** GIVEN REQUEST **
Go through the listing beneath this task and return every line that carries the string "code".

** TASK INPUT **
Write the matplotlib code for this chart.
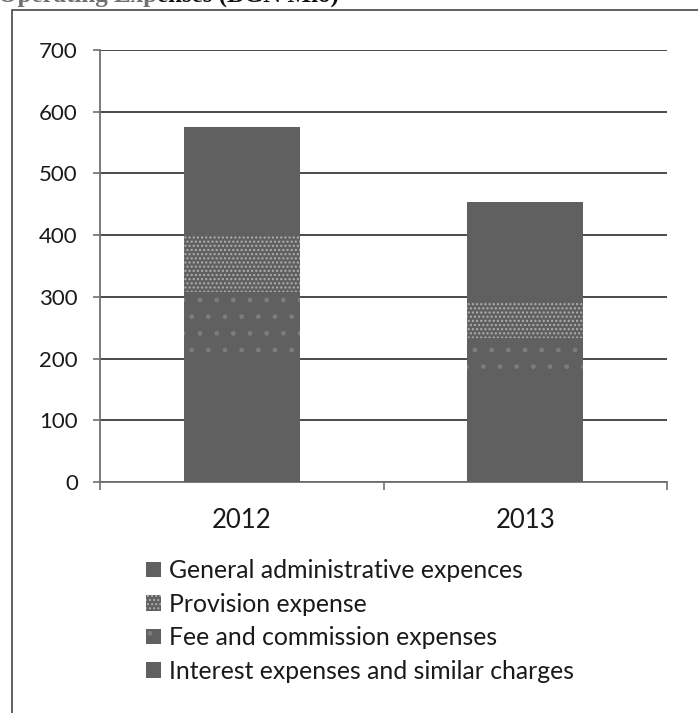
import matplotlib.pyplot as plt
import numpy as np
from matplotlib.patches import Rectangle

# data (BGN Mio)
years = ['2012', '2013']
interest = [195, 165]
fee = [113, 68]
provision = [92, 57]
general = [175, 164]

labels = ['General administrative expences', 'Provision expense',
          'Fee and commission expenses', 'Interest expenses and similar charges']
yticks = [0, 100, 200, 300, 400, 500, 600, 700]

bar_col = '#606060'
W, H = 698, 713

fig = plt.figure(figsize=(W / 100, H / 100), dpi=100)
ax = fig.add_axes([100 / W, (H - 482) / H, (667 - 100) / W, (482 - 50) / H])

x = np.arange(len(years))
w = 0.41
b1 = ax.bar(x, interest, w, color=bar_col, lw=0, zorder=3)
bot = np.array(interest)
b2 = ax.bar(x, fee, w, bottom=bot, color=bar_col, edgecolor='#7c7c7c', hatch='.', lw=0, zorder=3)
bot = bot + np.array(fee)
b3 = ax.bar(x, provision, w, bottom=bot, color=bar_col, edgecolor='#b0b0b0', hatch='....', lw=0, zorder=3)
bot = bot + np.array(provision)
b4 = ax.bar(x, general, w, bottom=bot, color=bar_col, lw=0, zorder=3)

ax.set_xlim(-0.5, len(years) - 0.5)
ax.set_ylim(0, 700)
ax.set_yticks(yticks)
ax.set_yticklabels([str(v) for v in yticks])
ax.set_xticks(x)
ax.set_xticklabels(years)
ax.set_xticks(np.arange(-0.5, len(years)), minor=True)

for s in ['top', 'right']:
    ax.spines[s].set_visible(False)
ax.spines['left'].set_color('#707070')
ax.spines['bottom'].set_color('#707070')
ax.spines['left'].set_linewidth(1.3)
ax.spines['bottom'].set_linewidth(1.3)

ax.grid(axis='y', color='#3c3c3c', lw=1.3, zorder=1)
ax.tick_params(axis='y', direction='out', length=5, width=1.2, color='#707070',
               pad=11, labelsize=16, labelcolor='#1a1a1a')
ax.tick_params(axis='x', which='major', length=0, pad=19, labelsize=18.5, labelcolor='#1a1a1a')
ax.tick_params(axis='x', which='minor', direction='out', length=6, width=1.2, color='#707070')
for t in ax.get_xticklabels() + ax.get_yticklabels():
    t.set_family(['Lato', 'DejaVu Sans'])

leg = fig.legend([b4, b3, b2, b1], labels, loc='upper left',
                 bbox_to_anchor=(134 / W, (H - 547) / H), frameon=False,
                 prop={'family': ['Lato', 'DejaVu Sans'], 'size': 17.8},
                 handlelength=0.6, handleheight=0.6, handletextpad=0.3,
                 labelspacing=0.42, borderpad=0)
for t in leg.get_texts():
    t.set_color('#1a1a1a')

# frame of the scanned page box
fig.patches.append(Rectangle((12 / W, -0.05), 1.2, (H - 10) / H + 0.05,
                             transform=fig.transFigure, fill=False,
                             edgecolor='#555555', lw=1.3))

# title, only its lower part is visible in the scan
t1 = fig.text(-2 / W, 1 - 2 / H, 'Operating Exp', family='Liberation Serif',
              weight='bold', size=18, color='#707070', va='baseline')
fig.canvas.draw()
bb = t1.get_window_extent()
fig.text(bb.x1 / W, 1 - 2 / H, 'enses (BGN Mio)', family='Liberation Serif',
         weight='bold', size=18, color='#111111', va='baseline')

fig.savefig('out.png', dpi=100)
* * *
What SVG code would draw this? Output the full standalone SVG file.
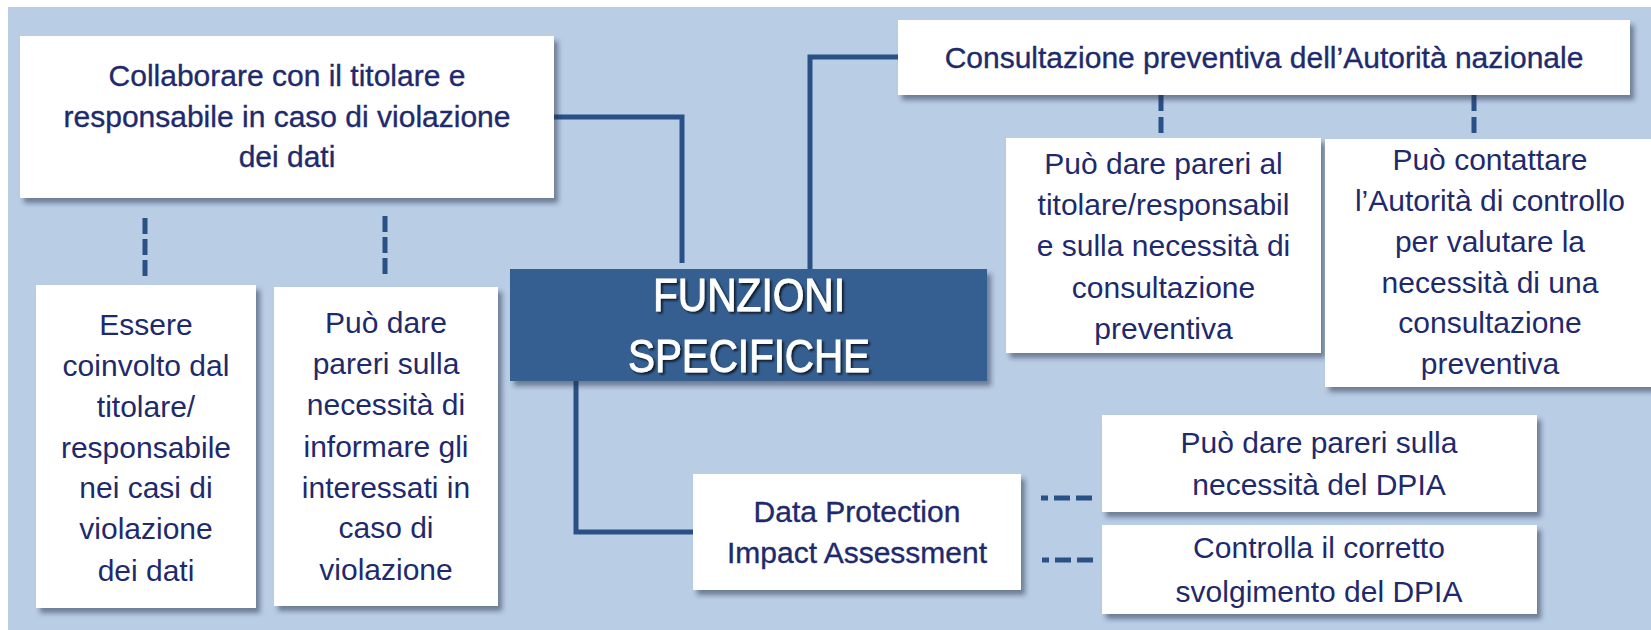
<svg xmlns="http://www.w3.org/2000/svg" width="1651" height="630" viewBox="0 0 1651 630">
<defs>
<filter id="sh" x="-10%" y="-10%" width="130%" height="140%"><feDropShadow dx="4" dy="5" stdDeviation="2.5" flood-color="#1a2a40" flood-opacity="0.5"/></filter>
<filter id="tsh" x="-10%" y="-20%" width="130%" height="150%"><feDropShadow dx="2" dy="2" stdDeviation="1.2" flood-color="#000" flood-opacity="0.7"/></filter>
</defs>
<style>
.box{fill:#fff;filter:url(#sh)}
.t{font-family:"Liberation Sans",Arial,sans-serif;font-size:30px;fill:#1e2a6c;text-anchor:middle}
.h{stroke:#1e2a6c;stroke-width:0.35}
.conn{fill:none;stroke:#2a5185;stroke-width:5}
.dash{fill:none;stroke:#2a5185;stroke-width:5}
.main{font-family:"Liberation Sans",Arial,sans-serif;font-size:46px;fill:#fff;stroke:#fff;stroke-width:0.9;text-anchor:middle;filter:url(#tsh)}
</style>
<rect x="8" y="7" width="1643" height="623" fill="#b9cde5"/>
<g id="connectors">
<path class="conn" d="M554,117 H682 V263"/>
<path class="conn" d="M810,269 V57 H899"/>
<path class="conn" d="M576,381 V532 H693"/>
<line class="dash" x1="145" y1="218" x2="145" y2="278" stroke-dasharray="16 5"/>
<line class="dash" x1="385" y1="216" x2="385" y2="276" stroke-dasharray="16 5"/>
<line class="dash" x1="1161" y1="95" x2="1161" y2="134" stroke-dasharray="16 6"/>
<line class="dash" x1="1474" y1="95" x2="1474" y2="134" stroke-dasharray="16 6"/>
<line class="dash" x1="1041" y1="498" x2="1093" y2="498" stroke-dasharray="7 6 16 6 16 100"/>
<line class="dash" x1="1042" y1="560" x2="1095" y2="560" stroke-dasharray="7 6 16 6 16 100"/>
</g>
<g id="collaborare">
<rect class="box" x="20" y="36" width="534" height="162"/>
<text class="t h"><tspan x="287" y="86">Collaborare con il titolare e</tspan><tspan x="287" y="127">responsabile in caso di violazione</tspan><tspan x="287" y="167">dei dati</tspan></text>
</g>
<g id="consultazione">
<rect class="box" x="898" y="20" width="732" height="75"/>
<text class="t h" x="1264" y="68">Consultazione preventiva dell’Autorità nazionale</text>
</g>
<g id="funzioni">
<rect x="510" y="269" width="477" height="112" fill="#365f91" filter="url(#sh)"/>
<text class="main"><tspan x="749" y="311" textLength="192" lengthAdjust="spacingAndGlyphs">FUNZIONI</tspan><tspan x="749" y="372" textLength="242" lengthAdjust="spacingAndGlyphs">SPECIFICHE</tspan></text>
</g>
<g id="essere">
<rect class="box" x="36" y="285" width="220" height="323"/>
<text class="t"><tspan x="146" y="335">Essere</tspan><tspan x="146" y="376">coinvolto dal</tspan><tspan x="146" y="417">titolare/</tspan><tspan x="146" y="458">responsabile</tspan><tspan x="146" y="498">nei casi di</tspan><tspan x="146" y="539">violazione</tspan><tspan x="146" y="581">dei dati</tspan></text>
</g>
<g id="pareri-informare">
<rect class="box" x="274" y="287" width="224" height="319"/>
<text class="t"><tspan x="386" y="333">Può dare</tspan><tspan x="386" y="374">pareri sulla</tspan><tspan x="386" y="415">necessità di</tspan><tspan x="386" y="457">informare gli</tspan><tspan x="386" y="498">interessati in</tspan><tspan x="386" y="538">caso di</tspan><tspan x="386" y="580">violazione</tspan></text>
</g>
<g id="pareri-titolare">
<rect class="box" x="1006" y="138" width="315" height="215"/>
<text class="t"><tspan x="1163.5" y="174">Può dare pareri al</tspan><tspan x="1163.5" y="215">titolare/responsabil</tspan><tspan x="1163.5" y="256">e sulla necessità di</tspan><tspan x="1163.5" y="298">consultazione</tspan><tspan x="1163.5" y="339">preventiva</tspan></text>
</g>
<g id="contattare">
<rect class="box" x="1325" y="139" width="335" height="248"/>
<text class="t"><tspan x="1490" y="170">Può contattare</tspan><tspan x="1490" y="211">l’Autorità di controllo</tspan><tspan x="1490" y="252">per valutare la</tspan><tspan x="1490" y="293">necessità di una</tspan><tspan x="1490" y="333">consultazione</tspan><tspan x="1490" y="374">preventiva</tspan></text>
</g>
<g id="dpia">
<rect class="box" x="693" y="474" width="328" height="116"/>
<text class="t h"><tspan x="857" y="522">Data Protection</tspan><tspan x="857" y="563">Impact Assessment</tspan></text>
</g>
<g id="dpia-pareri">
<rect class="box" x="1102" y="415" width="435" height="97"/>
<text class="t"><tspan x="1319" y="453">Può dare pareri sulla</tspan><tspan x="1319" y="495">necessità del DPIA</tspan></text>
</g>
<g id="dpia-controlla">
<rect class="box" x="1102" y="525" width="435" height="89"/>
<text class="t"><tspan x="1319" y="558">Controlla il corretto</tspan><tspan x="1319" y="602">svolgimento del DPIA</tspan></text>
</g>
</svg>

** THE OUTPUT **
Write the matplotlib code for this chart.
What SVG code would draw this? Output the full standalone SVG file.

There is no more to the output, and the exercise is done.